Giti Chandra is currently Research Specialist with the Gender Equality Studies and Training Programme (under the auspices of UNESCO) in Reykjavik. Dr Chandra also teaches at the University of Iceland, and has been Associate Professor, Dept of English, at St. Stephen’s College, Delhi. She is a member of the managing committee of the European Cooperation in Science and Technology, Decolonising Development action, and Principle Investigator of the Rannis funded project ‘Decolon-Ice’. Dr. Chandra is the author of Narrating Violence, Constructing Collective Identities: To witness these wrongs unspeakable (Macmillan UK/US: 2009) and co-editor of The Routledge Handbook on The Politics of the #MeToo Movement (Routledge UK: 2021). She is the recipient of an EDDA grant for a book length study titled In Visible Texts: Hidden and Spectacularised Violence in Colonial India and Africa (forthcoming) and is currently working on co-editing States of Division: Gender and Oral Narratives in Post-Partition Conflict.
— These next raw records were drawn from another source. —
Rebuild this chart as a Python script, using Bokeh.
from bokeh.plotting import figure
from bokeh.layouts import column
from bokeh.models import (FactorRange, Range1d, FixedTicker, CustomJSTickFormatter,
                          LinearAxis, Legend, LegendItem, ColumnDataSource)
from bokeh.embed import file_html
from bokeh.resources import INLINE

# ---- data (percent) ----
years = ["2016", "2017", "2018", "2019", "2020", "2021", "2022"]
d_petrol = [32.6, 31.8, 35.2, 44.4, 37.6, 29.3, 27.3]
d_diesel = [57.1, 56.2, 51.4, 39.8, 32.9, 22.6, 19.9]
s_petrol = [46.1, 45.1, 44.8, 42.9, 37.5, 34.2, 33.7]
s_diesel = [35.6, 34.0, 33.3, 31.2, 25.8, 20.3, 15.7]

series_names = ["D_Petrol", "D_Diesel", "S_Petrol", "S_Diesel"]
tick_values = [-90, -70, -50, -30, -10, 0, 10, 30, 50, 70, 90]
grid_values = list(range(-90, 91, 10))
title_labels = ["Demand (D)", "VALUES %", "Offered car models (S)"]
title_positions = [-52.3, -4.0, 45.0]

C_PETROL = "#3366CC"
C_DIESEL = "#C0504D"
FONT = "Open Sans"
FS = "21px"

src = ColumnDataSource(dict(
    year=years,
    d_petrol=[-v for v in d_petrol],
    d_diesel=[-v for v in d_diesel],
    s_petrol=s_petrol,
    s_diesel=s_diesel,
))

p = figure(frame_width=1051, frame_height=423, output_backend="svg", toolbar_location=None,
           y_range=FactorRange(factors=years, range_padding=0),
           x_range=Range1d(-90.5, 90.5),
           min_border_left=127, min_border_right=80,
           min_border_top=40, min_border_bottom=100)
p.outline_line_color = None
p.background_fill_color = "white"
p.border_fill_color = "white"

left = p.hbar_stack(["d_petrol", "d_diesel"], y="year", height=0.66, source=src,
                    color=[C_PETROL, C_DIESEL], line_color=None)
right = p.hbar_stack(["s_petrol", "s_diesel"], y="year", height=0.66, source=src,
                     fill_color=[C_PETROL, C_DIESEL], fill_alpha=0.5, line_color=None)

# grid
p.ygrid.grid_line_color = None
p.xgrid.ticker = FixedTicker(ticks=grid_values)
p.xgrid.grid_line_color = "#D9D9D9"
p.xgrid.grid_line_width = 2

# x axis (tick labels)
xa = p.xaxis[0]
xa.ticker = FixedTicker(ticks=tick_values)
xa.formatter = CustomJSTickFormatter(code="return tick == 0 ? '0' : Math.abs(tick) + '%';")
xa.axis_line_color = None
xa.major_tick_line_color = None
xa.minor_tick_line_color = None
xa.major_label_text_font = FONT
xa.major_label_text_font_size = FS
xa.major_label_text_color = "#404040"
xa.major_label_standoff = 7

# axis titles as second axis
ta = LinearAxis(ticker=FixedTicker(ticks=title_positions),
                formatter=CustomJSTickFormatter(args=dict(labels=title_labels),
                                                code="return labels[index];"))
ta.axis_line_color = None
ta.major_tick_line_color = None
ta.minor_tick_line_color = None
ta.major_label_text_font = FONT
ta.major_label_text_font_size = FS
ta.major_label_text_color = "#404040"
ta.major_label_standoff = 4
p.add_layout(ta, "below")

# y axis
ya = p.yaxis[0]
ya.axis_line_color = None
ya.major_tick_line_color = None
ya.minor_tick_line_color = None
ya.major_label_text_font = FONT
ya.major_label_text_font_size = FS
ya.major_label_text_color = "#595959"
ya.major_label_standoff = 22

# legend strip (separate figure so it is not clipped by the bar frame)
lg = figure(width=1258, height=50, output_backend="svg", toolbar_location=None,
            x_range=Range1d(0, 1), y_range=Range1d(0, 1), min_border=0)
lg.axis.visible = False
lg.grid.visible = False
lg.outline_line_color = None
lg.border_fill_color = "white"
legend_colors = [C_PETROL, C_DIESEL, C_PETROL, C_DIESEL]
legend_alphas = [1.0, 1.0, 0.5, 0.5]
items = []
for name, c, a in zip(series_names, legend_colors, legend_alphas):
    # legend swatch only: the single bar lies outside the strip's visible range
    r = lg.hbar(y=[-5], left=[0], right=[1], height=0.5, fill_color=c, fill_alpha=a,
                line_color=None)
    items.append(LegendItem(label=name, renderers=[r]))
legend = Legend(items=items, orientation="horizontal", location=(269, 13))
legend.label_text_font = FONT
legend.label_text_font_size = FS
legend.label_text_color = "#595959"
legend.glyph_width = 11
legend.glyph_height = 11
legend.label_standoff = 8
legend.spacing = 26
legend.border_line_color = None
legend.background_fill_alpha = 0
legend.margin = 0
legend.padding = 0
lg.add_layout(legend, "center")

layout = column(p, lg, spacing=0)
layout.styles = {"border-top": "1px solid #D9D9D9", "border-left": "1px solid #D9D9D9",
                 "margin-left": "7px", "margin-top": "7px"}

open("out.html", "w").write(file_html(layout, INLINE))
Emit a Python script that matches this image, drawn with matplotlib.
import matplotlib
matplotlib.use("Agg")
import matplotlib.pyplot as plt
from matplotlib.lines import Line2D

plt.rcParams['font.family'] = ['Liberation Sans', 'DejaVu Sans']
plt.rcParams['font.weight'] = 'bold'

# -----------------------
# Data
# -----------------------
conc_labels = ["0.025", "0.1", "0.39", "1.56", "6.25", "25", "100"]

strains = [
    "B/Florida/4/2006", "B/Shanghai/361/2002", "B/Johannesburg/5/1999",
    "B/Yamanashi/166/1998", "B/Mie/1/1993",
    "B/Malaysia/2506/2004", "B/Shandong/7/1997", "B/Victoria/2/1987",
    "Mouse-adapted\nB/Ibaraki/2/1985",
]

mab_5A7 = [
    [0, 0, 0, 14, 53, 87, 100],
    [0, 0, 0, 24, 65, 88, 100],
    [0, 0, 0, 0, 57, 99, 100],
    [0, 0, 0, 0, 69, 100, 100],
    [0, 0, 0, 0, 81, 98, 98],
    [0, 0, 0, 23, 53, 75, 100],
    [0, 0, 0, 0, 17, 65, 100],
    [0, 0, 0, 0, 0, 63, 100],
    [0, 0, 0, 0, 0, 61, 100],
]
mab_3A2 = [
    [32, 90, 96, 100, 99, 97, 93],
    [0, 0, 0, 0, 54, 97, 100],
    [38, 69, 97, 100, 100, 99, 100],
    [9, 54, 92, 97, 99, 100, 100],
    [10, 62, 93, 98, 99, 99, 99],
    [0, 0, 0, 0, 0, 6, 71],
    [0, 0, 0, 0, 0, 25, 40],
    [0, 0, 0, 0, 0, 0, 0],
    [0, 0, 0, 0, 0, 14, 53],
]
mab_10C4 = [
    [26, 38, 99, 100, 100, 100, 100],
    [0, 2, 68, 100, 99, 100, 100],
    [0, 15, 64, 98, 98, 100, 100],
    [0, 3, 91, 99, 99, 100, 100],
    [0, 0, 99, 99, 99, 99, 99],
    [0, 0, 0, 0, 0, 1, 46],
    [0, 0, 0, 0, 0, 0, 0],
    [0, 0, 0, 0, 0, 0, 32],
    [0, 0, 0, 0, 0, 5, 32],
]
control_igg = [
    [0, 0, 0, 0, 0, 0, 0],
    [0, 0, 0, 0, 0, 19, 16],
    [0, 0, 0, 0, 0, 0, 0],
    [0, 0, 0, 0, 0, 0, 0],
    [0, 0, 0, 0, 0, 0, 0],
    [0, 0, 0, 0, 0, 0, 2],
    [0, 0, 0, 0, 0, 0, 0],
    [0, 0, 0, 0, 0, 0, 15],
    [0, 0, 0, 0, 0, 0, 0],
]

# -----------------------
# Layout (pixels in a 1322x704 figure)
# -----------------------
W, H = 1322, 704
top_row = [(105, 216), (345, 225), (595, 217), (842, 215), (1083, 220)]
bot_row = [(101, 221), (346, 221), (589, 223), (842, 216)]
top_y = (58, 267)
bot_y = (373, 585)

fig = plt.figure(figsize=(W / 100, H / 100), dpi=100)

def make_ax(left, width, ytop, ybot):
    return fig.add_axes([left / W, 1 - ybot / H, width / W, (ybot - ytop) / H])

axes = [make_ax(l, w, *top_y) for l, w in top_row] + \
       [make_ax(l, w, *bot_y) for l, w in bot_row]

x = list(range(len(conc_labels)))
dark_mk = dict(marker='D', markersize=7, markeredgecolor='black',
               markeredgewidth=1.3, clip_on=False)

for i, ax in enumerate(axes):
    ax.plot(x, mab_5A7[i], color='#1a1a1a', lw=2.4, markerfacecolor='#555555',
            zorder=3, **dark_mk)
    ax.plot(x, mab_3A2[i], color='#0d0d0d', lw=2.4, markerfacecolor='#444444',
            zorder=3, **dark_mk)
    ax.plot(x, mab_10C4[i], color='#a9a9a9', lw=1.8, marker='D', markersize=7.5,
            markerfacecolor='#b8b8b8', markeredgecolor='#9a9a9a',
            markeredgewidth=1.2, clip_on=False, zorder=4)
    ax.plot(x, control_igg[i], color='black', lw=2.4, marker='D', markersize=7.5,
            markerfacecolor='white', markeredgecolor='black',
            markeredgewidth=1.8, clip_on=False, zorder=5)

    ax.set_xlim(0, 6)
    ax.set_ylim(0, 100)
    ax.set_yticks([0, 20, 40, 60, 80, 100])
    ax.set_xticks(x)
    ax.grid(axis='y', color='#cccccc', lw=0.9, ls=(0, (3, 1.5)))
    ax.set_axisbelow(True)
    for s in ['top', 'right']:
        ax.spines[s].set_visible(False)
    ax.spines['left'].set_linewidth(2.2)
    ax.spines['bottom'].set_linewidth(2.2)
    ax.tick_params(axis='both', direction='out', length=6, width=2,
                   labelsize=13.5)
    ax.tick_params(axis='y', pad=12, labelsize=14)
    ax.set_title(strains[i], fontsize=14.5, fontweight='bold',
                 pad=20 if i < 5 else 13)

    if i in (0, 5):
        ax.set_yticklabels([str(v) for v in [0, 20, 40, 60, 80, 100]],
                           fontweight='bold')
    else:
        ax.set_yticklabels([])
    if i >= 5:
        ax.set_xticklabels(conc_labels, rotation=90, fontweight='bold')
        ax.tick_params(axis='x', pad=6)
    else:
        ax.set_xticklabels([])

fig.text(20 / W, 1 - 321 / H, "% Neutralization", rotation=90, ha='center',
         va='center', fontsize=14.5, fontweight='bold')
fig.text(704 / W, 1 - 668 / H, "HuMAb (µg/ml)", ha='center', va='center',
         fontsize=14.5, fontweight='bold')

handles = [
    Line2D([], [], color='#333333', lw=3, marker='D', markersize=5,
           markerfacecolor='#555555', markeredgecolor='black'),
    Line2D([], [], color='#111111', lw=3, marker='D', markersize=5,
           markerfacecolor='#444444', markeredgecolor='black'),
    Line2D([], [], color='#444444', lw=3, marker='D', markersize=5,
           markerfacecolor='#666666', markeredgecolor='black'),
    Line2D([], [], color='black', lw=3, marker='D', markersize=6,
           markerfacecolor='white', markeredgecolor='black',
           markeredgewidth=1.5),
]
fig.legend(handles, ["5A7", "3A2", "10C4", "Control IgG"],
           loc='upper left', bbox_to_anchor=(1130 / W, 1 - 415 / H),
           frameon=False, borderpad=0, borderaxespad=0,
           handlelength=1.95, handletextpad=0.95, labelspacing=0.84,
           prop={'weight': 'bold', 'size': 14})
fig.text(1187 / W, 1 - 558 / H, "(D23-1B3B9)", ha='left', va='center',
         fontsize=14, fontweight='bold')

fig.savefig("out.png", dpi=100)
Other publications include articles and book chapters on issues of the body, gender, and violence.
Contested development imaginaries: Hindutva and the co-optation of ‘decolonisation’
As the Indian state uses its turn leading the G20 to position itself as a global development leader and representative of the Global South, we focus specifically on the ways in which these development imaginaries are being addressed in India.